▶ INSTRUCTIONS TO FOLLOW:
Everything from the line with "Write a Python" down to the line with "import datetime as dt" below must be printed exactly, those two lines included. Exclude pictures.

▶ DATASET ENTRIES:
※
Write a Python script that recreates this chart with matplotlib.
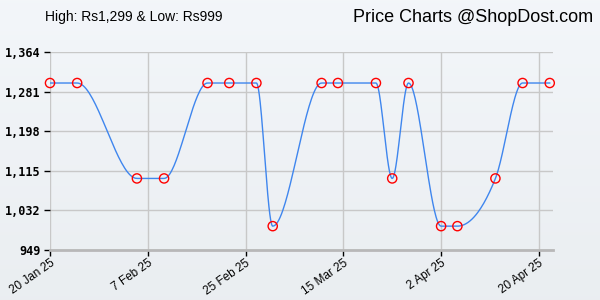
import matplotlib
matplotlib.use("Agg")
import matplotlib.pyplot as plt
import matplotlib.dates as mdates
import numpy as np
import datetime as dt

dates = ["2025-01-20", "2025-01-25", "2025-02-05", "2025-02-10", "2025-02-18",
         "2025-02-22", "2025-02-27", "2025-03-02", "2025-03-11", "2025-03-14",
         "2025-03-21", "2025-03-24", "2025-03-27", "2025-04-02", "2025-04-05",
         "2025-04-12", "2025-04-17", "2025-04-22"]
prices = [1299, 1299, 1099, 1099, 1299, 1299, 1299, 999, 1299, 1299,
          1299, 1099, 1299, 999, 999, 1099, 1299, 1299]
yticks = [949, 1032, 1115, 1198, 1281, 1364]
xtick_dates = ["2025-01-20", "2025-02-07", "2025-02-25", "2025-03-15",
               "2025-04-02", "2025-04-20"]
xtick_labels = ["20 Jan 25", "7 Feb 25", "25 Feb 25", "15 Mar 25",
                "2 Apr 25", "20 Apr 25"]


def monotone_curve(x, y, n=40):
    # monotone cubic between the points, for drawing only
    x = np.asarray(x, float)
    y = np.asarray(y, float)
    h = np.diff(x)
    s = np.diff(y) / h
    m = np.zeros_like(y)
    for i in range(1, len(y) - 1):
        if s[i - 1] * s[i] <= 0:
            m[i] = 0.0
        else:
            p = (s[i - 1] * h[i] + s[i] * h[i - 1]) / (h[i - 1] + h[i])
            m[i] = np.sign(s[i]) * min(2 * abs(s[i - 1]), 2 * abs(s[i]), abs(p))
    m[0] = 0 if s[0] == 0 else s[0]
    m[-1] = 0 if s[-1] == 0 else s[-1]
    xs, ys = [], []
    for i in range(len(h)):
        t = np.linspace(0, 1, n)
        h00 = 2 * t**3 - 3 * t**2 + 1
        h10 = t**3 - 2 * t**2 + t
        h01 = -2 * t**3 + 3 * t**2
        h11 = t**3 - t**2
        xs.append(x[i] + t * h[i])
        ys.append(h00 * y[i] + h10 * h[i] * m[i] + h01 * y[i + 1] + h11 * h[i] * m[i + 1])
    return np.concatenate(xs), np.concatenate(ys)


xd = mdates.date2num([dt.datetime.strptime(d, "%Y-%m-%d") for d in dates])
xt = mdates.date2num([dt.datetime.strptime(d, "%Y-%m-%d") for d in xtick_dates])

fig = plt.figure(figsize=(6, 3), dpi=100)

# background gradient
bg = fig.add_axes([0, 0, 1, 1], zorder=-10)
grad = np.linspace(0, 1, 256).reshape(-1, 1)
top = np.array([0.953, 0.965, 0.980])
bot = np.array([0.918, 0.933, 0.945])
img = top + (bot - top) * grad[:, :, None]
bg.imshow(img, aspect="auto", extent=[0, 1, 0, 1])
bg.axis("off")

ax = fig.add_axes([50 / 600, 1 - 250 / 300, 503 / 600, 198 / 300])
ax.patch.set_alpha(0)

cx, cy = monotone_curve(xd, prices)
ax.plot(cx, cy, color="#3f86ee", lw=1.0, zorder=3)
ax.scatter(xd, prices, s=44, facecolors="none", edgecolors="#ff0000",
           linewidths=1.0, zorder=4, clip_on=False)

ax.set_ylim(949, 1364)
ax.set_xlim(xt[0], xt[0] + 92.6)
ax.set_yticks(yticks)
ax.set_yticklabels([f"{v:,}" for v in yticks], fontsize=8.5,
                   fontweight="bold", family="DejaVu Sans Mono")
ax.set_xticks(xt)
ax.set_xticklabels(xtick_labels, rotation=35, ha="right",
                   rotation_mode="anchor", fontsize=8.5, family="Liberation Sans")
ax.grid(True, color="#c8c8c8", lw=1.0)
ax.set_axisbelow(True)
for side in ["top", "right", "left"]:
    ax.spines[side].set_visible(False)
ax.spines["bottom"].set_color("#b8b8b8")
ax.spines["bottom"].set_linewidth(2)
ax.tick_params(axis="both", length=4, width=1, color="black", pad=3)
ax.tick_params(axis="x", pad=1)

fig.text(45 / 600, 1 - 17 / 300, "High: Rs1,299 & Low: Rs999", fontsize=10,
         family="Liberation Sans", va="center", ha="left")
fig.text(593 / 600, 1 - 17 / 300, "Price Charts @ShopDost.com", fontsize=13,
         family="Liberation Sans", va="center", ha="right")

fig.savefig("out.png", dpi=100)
※
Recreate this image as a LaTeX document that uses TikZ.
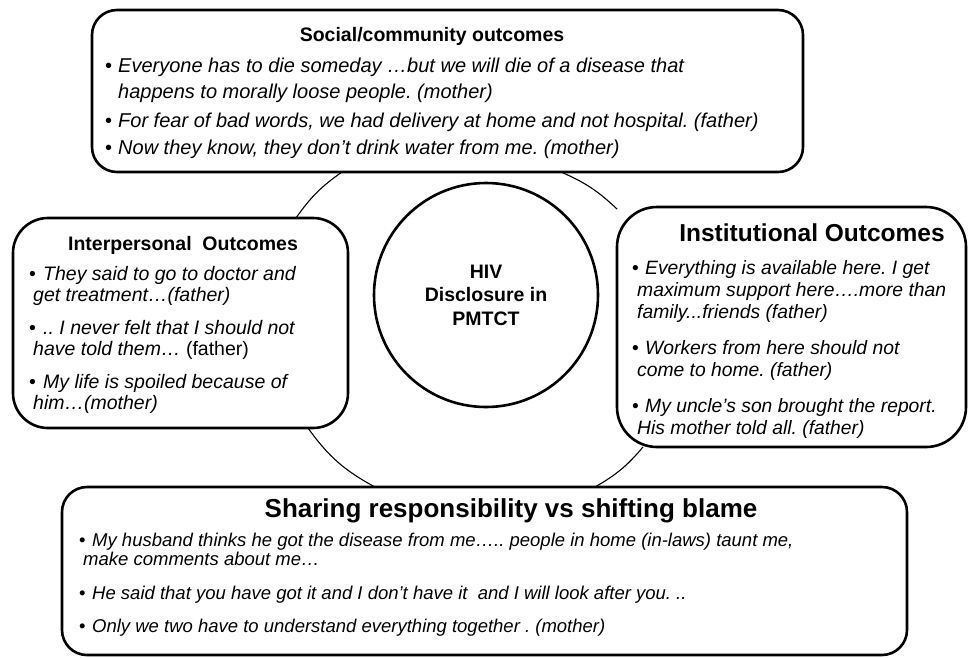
※
▶ EXERCISE OUTPUT:
Write a Python script that recreates this chart with matplotlib.
import matplotlib
matplotlib.use("Agg")
import matplotlib.pyplot as plt
import matplotlib.dates as mdates
import numpy as np
import datetime as dt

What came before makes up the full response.